:: Task prompt ::
State the number of lines in these records holding "this". Say nothing more.

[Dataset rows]

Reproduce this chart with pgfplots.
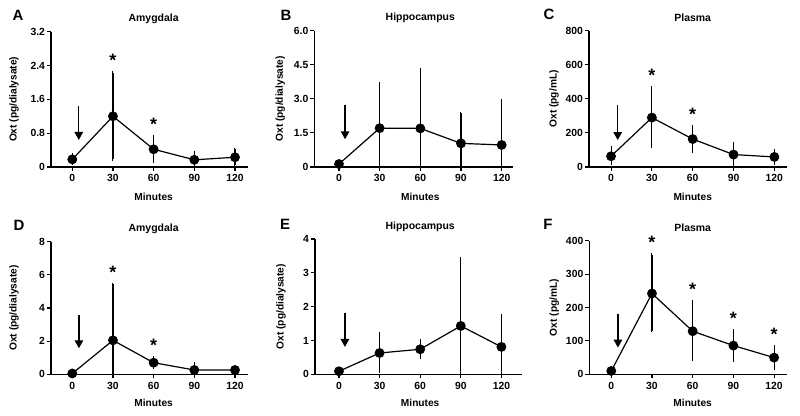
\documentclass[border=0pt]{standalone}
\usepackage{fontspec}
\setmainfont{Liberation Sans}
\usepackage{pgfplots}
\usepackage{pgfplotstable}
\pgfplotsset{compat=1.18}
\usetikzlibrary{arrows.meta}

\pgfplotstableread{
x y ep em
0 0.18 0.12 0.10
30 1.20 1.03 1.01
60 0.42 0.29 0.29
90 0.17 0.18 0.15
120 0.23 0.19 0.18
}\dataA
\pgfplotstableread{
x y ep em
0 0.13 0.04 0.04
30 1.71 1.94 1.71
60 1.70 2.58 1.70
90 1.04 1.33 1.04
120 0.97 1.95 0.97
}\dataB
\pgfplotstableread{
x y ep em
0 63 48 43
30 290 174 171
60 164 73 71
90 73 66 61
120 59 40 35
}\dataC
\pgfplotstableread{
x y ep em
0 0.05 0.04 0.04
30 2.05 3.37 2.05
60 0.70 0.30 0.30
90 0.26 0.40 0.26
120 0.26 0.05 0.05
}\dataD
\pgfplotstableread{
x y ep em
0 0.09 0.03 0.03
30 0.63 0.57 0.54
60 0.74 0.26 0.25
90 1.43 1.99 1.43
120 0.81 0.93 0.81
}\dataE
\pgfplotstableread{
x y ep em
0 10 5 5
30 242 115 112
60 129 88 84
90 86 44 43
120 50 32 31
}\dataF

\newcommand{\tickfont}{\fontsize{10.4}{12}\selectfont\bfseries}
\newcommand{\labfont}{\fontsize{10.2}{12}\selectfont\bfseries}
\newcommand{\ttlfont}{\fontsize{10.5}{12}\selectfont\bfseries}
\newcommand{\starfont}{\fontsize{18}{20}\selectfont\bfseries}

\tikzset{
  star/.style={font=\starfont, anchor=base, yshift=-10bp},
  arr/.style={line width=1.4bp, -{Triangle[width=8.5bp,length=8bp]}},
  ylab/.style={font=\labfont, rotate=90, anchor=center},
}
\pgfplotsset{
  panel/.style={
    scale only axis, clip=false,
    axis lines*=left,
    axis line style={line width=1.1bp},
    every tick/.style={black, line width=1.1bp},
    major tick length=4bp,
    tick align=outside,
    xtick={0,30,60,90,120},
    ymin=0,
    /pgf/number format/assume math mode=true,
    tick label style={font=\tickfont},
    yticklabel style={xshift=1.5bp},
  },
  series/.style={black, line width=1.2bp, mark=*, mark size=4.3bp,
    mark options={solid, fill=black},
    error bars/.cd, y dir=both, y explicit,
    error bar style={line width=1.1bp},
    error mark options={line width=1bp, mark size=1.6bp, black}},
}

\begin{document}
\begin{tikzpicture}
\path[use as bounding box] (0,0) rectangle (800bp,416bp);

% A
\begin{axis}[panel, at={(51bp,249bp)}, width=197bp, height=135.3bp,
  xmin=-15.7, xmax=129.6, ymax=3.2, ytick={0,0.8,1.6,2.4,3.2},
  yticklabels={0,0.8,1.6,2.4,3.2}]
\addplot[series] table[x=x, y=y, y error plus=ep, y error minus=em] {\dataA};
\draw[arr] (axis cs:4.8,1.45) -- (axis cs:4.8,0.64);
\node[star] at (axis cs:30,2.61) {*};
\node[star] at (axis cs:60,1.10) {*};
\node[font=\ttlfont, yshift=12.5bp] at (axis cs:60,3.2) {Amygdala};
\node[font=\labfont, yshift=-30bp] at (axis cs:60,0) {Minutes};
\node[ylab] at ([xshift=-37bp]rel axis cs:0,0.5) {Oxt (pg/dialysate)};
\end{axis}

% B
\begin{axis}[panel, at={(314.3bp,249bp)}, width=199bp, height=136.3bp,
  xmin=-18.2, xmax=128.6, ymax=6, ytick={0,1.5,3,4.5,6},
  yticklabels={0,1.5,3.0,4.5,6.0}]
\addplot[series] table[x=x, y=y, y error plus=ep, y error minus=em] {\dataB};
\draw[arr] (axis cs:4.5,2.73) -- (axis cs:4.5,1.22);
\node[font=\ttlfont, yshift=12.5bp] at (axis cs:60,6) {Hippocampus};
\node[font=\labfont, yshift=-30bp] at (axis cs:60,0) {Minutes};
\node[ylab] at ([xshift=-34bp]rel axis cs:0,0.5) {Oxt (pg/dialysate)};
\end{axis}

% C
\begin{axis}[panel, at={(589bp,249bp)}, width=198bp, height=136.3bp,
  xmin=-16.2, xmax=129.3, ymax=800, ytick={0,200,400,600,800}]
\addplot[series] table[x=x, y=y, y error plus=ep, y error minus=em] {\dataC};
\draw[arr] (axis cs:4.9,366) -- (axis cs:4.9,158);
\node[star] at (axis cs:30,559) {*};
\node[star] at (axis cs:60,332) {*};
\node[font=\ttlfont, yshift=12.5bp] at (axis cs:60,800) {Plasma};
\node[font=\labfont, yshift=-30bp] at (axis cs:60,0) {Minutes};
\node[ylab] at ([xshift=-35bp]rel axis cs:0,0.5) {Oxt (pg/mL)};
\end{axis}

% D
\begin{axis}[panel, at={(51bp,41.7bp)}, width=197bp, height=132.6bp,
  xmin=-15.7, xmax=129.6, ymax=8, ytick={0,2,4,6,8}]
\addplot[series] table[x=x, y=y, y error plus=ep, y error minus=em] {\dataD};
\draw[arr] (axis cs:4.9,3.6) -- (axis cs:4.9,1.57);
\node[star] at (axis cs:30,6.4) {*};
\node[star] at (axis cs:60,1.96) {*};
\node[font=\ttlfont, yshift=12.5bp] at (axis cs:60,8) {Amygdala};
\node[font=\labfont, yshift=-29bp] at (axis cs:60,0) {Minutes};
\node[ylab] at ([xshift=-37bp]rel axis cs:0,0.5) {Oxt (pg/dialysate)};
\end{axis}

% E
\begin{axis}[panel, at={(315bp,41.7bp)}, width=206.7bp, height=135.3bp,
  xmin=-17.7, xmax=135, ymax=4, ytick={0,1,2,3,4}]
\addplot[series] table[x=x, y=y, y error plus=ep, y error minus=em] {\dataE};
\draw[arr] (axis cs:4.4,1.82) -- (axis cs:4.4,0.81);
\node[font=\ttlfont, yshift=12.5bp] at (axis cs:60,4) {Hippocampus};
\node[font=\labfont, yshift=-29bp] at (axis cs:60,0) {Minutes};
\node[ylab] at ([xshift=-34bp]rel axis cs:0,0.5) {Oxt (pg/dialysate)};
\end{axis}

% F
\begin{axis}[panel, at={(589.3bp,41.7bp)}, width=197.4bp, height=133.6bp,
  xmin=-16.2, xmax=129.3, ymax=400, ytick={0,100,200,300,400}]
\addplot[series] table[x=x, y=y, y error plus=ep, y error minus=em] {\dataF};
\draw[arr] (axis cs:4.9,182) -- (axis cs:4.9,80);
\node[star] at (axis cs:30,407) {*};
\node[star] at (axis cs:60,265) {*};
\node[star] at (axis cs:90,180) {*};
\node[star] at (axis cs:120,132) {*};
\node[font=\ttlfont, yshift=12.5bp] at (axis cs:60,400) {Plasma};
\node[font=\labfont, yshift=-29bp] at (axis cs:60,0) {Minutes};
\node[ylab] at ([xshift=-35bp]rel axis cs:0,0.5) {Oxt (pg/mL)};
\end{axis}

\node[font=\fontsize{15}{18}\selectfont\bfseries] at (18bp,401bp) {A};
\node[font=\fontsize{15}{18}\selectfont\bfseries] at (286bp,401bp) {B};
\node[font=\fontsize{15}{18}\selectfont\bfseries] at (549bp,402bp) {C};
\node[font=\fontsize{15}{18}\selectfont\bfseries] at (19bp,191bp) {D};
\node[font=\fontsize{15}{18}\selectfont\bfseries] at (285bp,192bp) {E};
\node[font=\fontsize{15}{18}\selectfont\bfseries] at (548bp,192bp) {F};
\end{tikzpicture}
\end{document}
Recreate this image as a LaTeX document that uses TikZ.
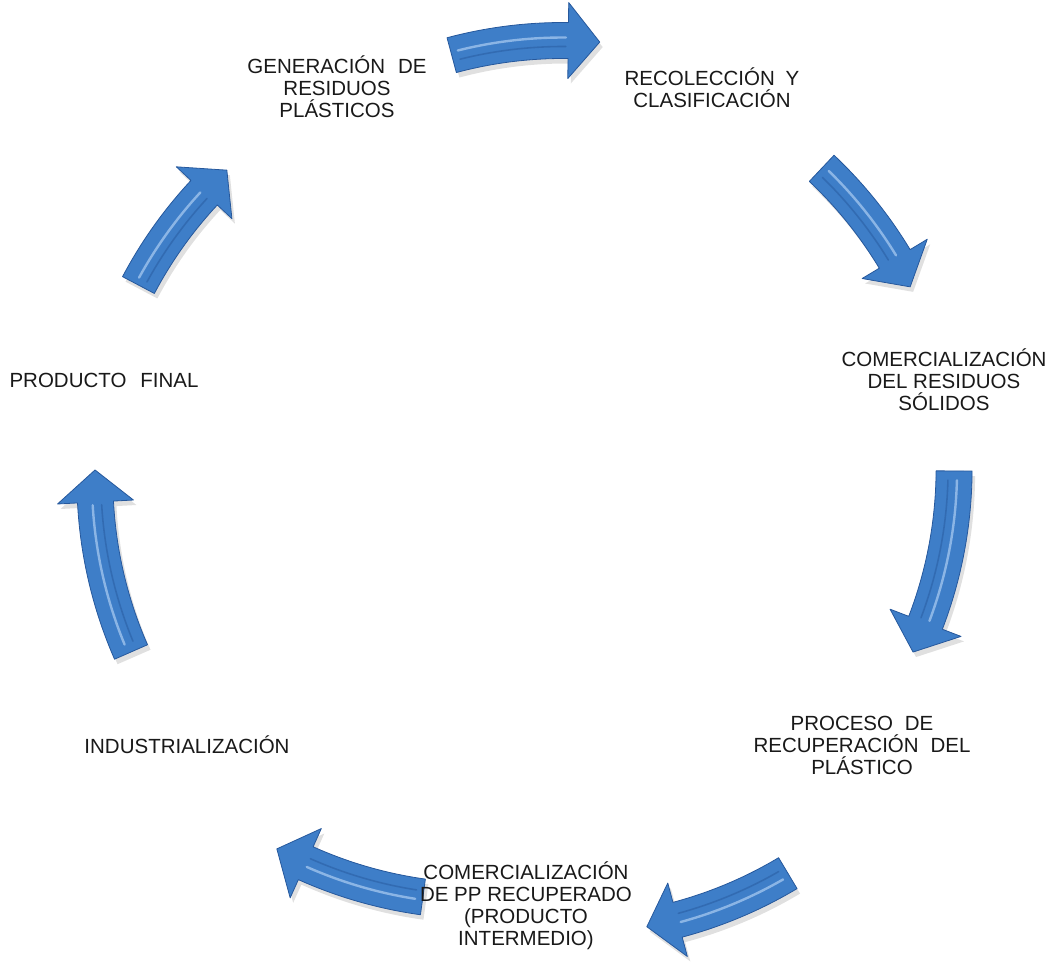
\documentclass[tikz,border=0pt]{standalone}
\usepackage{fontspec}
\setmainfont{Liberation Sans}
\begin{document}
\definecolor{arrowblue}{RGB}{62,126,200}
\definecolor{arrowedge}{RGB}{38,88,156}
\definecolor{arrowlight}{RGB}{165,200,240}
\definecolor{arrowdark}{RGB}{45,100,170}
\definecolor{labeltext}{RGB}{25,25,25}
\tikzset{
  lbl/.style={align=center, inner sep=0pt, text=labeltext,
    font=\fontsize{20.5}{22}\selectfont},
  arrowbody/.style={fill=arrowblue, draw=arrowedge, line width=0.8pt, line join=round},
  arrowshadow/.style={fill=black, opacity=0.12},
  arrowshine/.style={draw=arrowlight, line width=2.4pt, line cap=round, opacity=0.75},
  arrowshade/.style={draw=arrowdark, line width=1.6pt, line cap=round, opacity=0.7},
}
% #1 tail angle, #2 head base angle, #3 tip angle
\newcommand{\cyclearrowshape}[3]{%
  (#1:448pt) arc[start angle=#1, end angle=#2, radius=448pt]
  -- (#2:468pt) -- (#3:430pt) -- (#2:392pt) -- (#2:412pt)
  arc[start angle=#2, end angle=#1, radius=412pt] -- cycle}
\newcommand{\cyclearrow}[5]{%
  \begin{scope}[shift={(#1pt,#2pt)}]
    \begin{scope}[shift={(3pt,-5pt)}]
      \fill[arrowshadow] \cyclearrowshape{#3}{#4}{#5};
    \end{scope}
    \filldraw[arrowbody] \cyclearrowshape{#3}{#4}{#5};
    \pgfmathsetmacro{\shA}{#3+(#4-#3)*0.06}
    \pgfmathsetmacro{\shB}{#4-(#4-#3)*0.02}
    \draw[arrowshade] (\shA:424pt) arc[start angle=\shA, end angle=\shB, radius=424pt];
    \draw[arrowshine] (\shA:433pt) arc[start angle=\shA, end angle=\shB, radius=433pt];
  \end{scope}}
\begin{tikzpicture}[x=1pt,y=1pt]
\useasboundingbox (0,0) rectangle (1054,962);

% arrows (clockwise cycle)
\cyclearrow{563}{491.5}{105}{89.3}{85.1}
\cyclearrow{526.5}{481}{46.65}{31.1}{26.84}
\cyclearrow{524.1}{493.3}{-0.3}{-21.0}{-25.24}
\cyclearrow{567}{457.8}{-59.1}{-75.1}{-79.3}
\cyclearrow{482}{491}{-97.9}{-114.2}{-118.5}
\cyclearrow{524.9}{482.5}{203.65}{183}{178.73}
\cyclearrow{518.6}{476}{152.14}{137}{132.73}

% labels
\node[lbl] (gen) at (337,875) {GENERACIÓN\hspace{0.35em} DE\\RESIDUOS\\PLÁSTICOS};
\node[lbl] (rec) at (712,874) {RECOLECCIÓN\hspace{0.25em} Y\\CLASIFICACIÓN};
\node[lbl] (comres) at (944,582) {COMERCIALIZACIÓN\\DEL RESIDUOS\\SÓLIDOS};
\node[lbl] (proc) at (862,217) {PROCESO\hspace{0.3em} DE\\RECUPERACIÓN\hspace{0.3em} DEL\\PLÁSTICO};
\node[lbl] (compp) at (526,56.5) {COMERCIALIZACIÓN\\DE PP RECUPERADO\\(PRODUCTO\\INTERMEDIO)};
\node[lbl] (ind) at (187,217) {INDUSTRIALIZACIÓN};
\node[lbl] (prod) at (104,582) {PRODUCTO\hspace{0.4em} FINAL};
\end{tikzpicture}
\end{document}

:: Solution ::
2